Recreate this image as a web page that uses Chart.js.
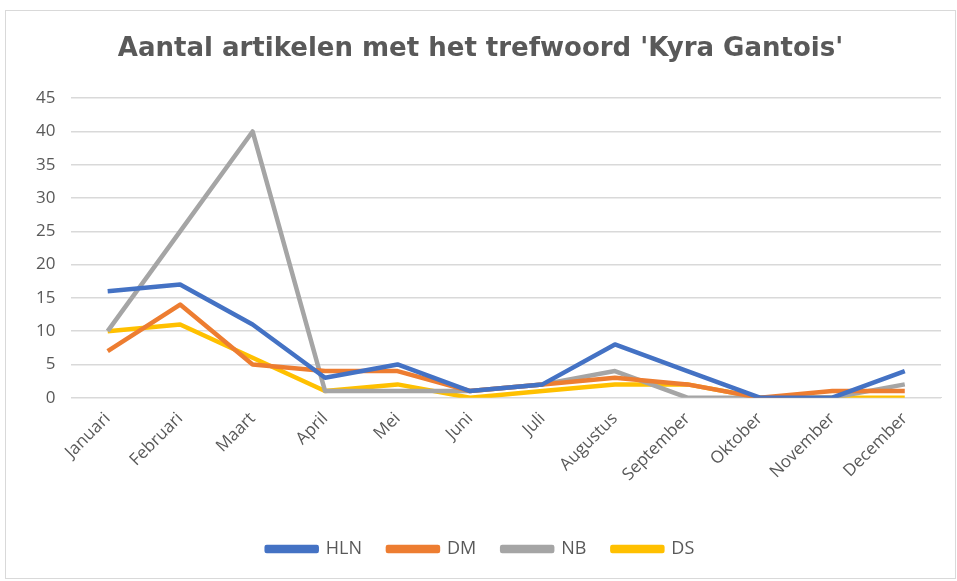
<!DOCTYPE html>
<html>
<head>
<meta charset="utf-8">
<script src="https://cdn.jsdelivr.net/npm/chart.js@4"></script>
<style>
  body { margin: 0; background: #fff; }
  #box { position: absolute; left: 5px; top: 10px; width: 949px; height: 567px; border: 1px solid #d9d9d9; }
</style>
</head>
<body>
<div id="box"><canvas id="artikel-chart" width="949" height="567"></canvas></div>
<script>
const months = ['Januari', 'Februari', 'Maart', 'April', 'Mei', 'Juni', 'Juli', 'Augustus', 'September', 'Oktober', 'November', 'December'];
const hln = [16, 17, 11, 3, 5, 1, 2, 8, 4, 0, 0, 4];
const dm = [7, 14, 5, 4, 4, 1, 2, 3, 2, 0, 1, 1];
const nb = [10, 25, 40, 1, 1, 1, 2, 4, 0, 0, 0, 2];
const ds = [10, 11, 6, 1, 2, 0, 1, 2, 2, 0, 0, 0];

const font = "'Open Sans', 'Liberation Sans', sans-serif";

function line(label, data, color) {
    return {
        label: label,
        data: data,
        borderColor: color,
        backgroundColor: color,
        borderWidth: 4.5,
        pointRadius: 0,
        tension: 0,
        borderJoinStyle: 'round'
    };
}

const ctx = document.getElementById('artikel-chart').getContext('2d');
new Chart(ctx, {
    type: 'line',
    data: {
        labels: months,
        datasets: [
            line('HLN', hln, '#4472C4'),
            line('DM', dm, '#ED7D31'),
            line('NB', nb, '#A5A5A5'),
            line('DS', ds, '#FFC000')
        ]
    },
    options: {
        responsive: false,
        animation: false,
        layout: { padding: { left: 14, right: 14, top: 4, bottom: 10 } },
        plugins: {
            title: {
                display: true,
                text: "Aantal artikelen met het trefwoord 'Kyra Gantois'",
                color: '#595959',
                font: { family: "'DejaVu Sans', Verdana, sans-serif", size: 26, weight: 'bold' },
                padding: { top: 19, bottom: 33 }
            },
            legend: {
                position: 'bottom',
                labels: {
                    color: '#595959',
                    font: { family: font, size: 18 },
                    boxWidth: 50,
                    boxHeight: 4,
                    padding: 26
                }
            },
            tooltip: { enabled: false }
        },
        scales: {
            x: {
                offset: true,
                grid: { display: false },
                border: { color: '#d9d9d9' },
                ticks: {
                    color: '#595959',
                    font: { family: font, size: 17 },
                    maxRotation: 45,
                    minRotation: 45
                },
                afterFit: scale => { scale.height += 26; }
            },
            y: {
                min: 0,
                max: 45,
                ticks: {
                    stepSize: 5,
                    color: '#595959',
                    font: { family: font, size: 17 },
                    padding: 16
                },
                grid: { color: '#d9d9d9', lineWidth: 1.5, drawTicks: false },
                border: { display: false }
            }
        }
    }
});
</script>
</body>
</html>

-.-.-

What needs to be done
Ignore the images and quote every line of the listing exactly.

Output of the task
Recreate this image as a web page that uses Chart.js.
<!DOCTYPE html>
<html>
<head>
<meta charset="utf-8">
<script src="https://cdn.jsdelivr.net/npm/chart.js@4"></script>
<style>
  body { margin: 0; background: #fff; }
  #box { position: absolute; left: 5px; top: 10px; width: 949px; height: 567px; border: 1px solid #d9d9d9; }
</style>
</head>
<body>
<div id="box"><canvas id="artikel-chart" width="949" height="567"></canvas></div>
<script>
const months = ['Januari', 'Februari', 'Maart', 'April', 'Mei', 'Juni', 'Juli', 'Augustus', 'September', 'Oktober', 'November', 'December'];
const hln = [16, 17, 11, 3, 5, 1, 2, 8, 4, 0, 0, 4];
const dm = [7, 14, 5, 4, 4, 1, 2, 3, 2, 0, 1, 1];
const nb = [10, 25, 40, 1, 1, 1, 2, 4, 0, 0, 0, 2];
const ds = [10, 11, 6, 1, 2, 0, 1, 2, 2, 0, 0, 0];

const font = "'Open Sans', 'Liberation Sans', sans-serif";

function line(label, data, color) {
    return {
        label: label,
        data: data,
        borderColor: color,
        backgroundColor: color,
        borderWidth: 4.5,
        pointRadius: 0,
        tension: 0,
        borderJoinStyle: 'round'
    };
}

const ctx = document.getElementById('artikel-chart').getContext('2d');
new Chart(ctx, {
    type: 'line',
    data: {
        labels: months,
        datasets: [
            line('HLN', hln, '#4472C4'),
            line('DM', dm, '#ED7D31'),
            line('NB', nb, '#A5A5A5'),
            line('DS', ds, '#FFC000')
        ]
    },
    options: {
        responsive: false,
        animation: false,
        layout: { padding: { left: 14, right: 14, top: 4, bottom: 10 } },
        plugins: {
            title: {
                display: true,
                text: "Aantal artikelen met het trefwoord 'Kyra Gantois'",
                color: '#595959',
                font: { family: "'DejaVu Sans', Verdana, sans-serif", size: 26, weight: 'bold' },
                padding: { top: 19, bottom: 33 }
            },
            legend: {
                position: 'bottom',
                labels: {
                    color: '#595959',
                    font: { family: font, size: 18 },
                    boxWidth: 50,
                    boxHeight: 4,
                    padding: 26
                }
            },
            tooltip: { enabled: false }
        },
        scales: {
            x: {
                offset: true,
                grid: { display: false },
                border: { color: '#d9d9d9' },
                ticks: {
                    color: '#595959',
                    font: { family: font, size: 17 },
                    maxRotation: 45,
                    minRotation: 45
                },
                afterFit: scale => { scale.height += 26; }
            },
            y: {
                min: 0,
                max: 45,
                ticks: {
                    stepSize: 5,
                    color: '#595959',
                    font: { family: font, size: 17 },
                    padding: 16
                },
                grid: { color: '#d9d9d9', lineWidth: 1.5, drawTicks: false },
                border: { display: false }
            }
        }
    }
});
</script>
</body>
</html>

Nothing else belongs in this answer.